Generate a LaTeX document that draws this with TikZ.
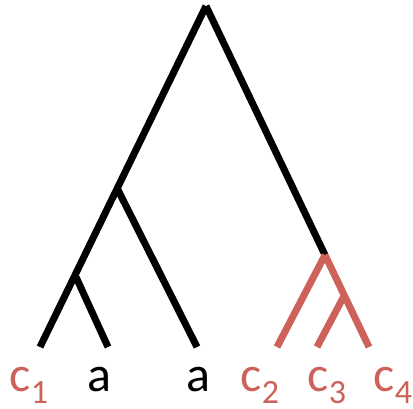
\documentclass[tikz,border=0pt]{standalone}
\usepackage{fontspec}
\setmainfont{Carlito}
\usetikzlibrary{positioning}
\definecolor{cladered}{RGB}{205,98,90}
\newcommand{\lowsub}[1]{\raisebox{-12pt}{\fontsize{34}{38}\selectfont #1}}
\tikzset{
    branch/.style={line width=7pt},
    clade/.style={branch, draw=cladered},
    leaflabel/.style={anchor=base, inner sep=0pt, font=\fontsize{50}{60}\selectfont},
}

\begin{document}
\begin{tikzpicture}[x=1pt,y=-1pt]
    \useasboundingbox (0,0) rectangle (413,408);
    % Internal nodes
    \coordinate (root) at (206,6);
    \coordinate (n1) at (118,190);
    \coordinate (n2) at (76,277);
    \coordinate (r1) at (325,255);
    \coordinate (r2) at (344,296);

    % Leaves
    \coordinate (l1) at (40,347);
    \coordinate (l2) at (108,347);
    \coordinate (l3) at (197,347);
    \coordinate (l4) at (277,347);
    \coordinate (l5) at (317,347);
    \coordinate (l6) at (369,347);

    % Branches
    \draw[branch] (root) -- (l1);
    \draw[branch] (n2) -- (l2);
    \draw[branch] (n1) -- (l3);
    \draw[branch] (root) -- (r1);
    \draw[clade] (r1) -- (l4);
    \draw[clade] (r1) -- (l6);
    \draw[clade] (r2) -- (l5);

    % Labels
    \node[leaflabel, text=cladered] (t1) at (29,391) {c\lowsub{1}};
    \node[leaflabel] (t2) at (99,391) {a};
    \node[leaflabel] (t3) at (198,391) {a};
    \node[leaflabel, text=cladered] (t4) at (260,391) {c\lowsub{2}};
    \node[leaflabel, text=cladered] (t5) at (327,391) {c\lowsub{3}};
    \node[leaflabel, text=cladered] (t6) at (393,391) {c\lowsub{4}};
\end{tikzpicture}
\end{document}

WHAT IS ASKED:
Repeat the data exactly in full, omitting its pictures.

COMPLETE OUTPUT:
Generate a LaTeX document that draws this with TikZ.
\documentclass[tikz,border=0pt]{standalone}
\usepackage{fontspec}
\setmainfont{Carlito}
\usetikzlibrary{positioning}
\definecolor{cladered}{RGB}{205,98,90}
\newcommand{\lowsub}[1]{\raisebox{-12pt}{\fontsize{34}{38}\selectfont #1}}
\tikzset{
    branch/.style={line width=7pt},
    clade/.style={branch, draw=cladered},
    leaflabel/.style={anchor=base, inner sep=0pt, font=\fontsize{50}{60}\selectfont},
}

\begin{document}
\begin{tikzpicture}[x=1pt,y=-1pt]
    \useasboundingbox (0,0) rectangle (413,408);
    % Internal nodes
    \coordinate (root) at (206,6);
    \coordinate (n1) at (118,190);
    \coordinate (n2) at (76,277);
    \coordinate (r1) at (325,255);
    \coordinate (r2) at (344,296);

    % Leaves
    \coordinate (l1) at (40,347);
    \coordinate (l2) at (108,347);
    \coordinate (l3) at (197,347);
    \coordinate (l4) at (277,347);
    \coordinate (l5) at (317,347);
    \coordinate (l6) at (369,347);

    % Branches
    \draw[branch] (root) -- (l1);
    \draw[branch] (n2) -- (l2);
    \draw[branch] (n1) -- (l3);
    \draw[branch] (root) -- (r1);
    \draw[clade] (r1) -- (l4);
    \draw[clade] (r1) -- (l6);
    \draw[clade] (r2) -- (l5);

    % Labels
    \node[leaflabel, text=cladered] (t1) at (29,391) {c\lowsub{1}};
    \node[leaflabel] (t2) at (99,391) {a};
    \node[leaflabel] (t3) at (198,391) {a};
    \node[leaflabel, text=cladered] (t4) at (260,391) {c\lowsub{2}};
    \node[leaflabel, text=cladered] (t5) at (327,391) {c\lowsub{3}};
    \node[leaflabel, text=cladered] (t6) at (393,391) {c\lowsub{4}};
\end{tikzpicture}
\end{document}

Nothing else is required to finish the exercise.